In 1793, the area became known as the Red Bank Plantation. Following the Civil War, freedmen and women from Red Bank and other nearby plantations settled around St. Augustine Road and New Rose Creek, establishing what is now known as Pine Forest. As early as 1866, Pine Forest had become home to a church established by the former enslaved. Straddling St. Augustine Road between Emerson Street and University Boulevard, the neighborhood retains much of its character and charm.
West Lewisville (Mixon Town)
The community of West Lewisville lies just west of Brooklyn. Also located on a portion of the former Dell’s Bluff Plantation, Miles Price platted West Lewisville in 1875 as a response to neighboring Brooklyn’s Black community’s quickly filling up. Originally isolated and rural, the 20-block community urbanized during the first decade of the 20th century as a result of high African American housing demand following the Great Fire of 1901.

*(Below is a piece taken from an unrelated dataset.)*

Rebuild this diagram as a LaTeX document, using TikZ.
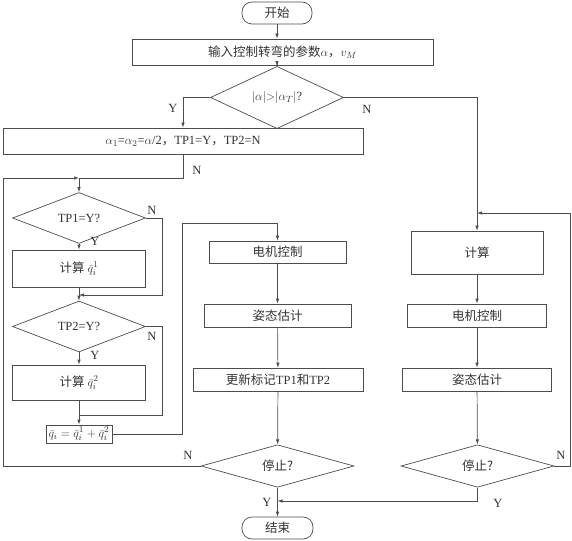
\documentclass[tikz,border=0pt]{standalone}
\usepackage{fontspec}
\usepackage{amsmath}
\setmainfont{Liberation Serif}
\newfontfamily\cjk{Noto Sans CJK SC}
\usepackage{tikz}
\usetikzlibrary{shapes.geometric, arrows.meta}
\definecolor{flowline}{gray}{0.30}
\definecolor{flowtext}{gray}{0.20}

\tikzset{
	box/.style={draw=flowline, line width=0.7pt, rectangle, inner sep=1pt,
		text=flowtext, font=\fontsize{12.5}{15}\selectfont},
	term/.style={box, rounded corners=10pt},
	decision/.style={box, diamond, inner sep=0pt},
	lbl/.style={text=flowtext, inner sep=0pt, font=\fontsize{12.5}{15}\selectfont},
	line/.style={draw=flowline, line width=0.7pt},
	arrow/.style={line, -{Latex[length=5pt, width=3.5pt]}}
}

\begin{document}
\begin{tikzpicture}[x=1pt, y=-1pt]
			\useasboundingbox (0,0) rectangle (572,540);

			% main column
			\node[term, minimum width=70pt, minimum height=22pt] (start) at (277,13) {\cjk 开始};
			\node[box, minimum width=301pt, minimum height=26pt] (input) at (282.5,52)
				{{\cjk 输入控制转弯的参数}$\alpha${\cjk ，}$v_M$};
			\node[decision, minimum width=133pt, minimum height=35pt] (cond) at (277,97.5)
				{$|\alpha|{>}|\alpha_T|$?};
			\node[box, minimum width=360pt, minimum height=26pt] (init) at (183,141)
				{$\alpha_1$=$\alpha_2$=$\alpha$/2{\cjk ，}TP1=Y{\cjk ，}TP2=N};

			% left column: TP1 / TP2
			\node[decision, minimum width=133pt, minimum height=34pt] (tp1) at (79,218) {TP1=Y?};
			\node[box, minimum width=133pt, minimum height=37pt] (calc1) at (79,268.5)
				{{\cjk 计算} $\bar{q}_i^1$};
			\node[decision, minimum width=133pt, minimum height=35pt] (tp2) at (79,326.5) {TP2=Y?};
			\node[box, minimum width=133pt, minimum height=35pt] (calc2) at (79,382.5)
				{{\cjk 计算} $\bar{q}_i^2$};
			\node[box, minimum width=66pt, minimum height=18pt, inner sep=0.5pt] (qsum) at (79,434)
				{$\bar{q}_i=\bar{q}_i^1+\bar{q}_i^2$};

			% middle column
			\node[box, minimum width=137pt, minimum height=22pt] (motor1) at (277.5,252) {\cjk 电机控制};
			\node[box, minimum width=147pt, minimum height=23pt] (att1) at (277.5,315.5) {\cjk 姿态估计};
			\node[box, minimum width=170pt, minimum height=23pt] (update) at (278,379.5)
				{{\cjk 更新标记}TP1{\cjk 和}TP2};
			\node[decision, minimum width=153pt, minimum height=42pt] (stop1) at (277.5,466) {\cjk 停止?};
			\node[term, minimum width=71pt, minimum height=22pt] (finish) at (277.5,528) {\cjk 结束};

			% right column
			\node[box, minimum width=132pt, minimum height=43pt] (calc) at (477,252.5) {\cjk 计算};
			\node[box, minimum width=139pt, minimum height=23pt] (motor2) at (477,315.5) {\cjk 电机控制};
			\node[box, minimum width=149pt, minimum height=23pt] (att2) at (477,379.5) {\cjk 姿态估计};
			\node[decision, minimum width=153pt, minimum height=41pt] (stop2) at (477.5,466) {\cjk 停止?};

			% junctions
			\coordinate (j1) at (79,178);
			\coordinate (j2) at (79,295);
			\coordinate (j3) at (79,415);
			\coordinate (j4) at (277.5,501);
			\coordinate (j5) at (477,213);
			\coordinate (loopL) at (3,178);
			\coordinate (loopM) at (182,223);
			\coordinate (loopR) at (570,213);

			% connectors
			\draw[arrow] (start.south) -- (start.south |- input.north);
			\draw[arrow] (cond.north |- input.south) -- (cond.north);
			\draw[arrow] (cond.west) -| (init.north);
			\draw[arrow] (cond.east) -| (calc.north);
			\draw[line] (init.south) |- (j1);
			\draw[arrow] (stop1.west) -| (loopL) -- (j1);
			\draw[arrow] (j1) -- (tp1.north);
			\draw[arrow] (tp1.south) -- (calc1.north);
			\draw[arrow] (tp1.east) -- ++(16,0) |- (j2);
			\draw[line] (calc1.south) -- (j2);
			\draw[arrow] (j2) -- (tp2.north);
			\draw[arrow] (tp2.south) -- (calc2.north);
			\draw[line] (tp2.east) -- ++(16,0) |- (j3);
			\draw[line] (calc2.south) -- (j3);
			\draw[arrow] (j3) -- (qsum.north);
			\draw[arrow] (qsum.east) -| (loopM) -| (motor1.north);
			\draw[arrow] (motor1) -- (att1);
			\draw[arrow] (att1) -- (update);
			\draw[arrow] (update) -- (stop1);
			\draw[arrow] (stop1) -- (finish);
			\draw[arrow] (stop2.south) |- (j4);
			\draw[arrow] (calc) -- (motor2);
			\draw[arrow] (motor2) -- (att2);
			\draw[arrow] (att2) -- (stop2);
			\draw[arrow] (stop2.east) -| (loopR) -- (j5);

			% branch labels
			\node[lbl] (yA) at (173,108) {Y};
			\node[lbl] (nA) at (367,109) {N};
			\node[lbl] (nB) at (197,170) {N};
			\node[lbl] (nC) at (152,210) {N};
			\node[lbl] (yB) at (95,241) {Y};
			\node[lbl] (nD) at (152,336) {N};
			\node[lbl] (yC) at (95,355) {Y};
			\node[lbl] (nE) at (188,455) {N};
			\node[lbl] (yD) at (267,502) {Y};
			\node[lbl] (yE) at (498,503) {Y};
			\node[lbl] (nF) at (561,455) {N};

		\end{tikzpicture}
\end{document}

Due to discriminatory local zoning practices and redlining, West Lewisville became a desired location for heavy industry during the first half of the 20th century. By 1950, its rows of frame shotgun dwellings found themselves adjacent to a slaughterhouse, poultry plant, and waste incinerator. By the end of the decade, a large swath of the neighborhood was removed to make room for Interstates 95 and 10. Also known as Mixontown, this historic Gullah Geechee community is now threatened by gentrification due to its proximity to Brooklyn, Five Points, the McCoys Creek Restoration project and the Emerald Trail.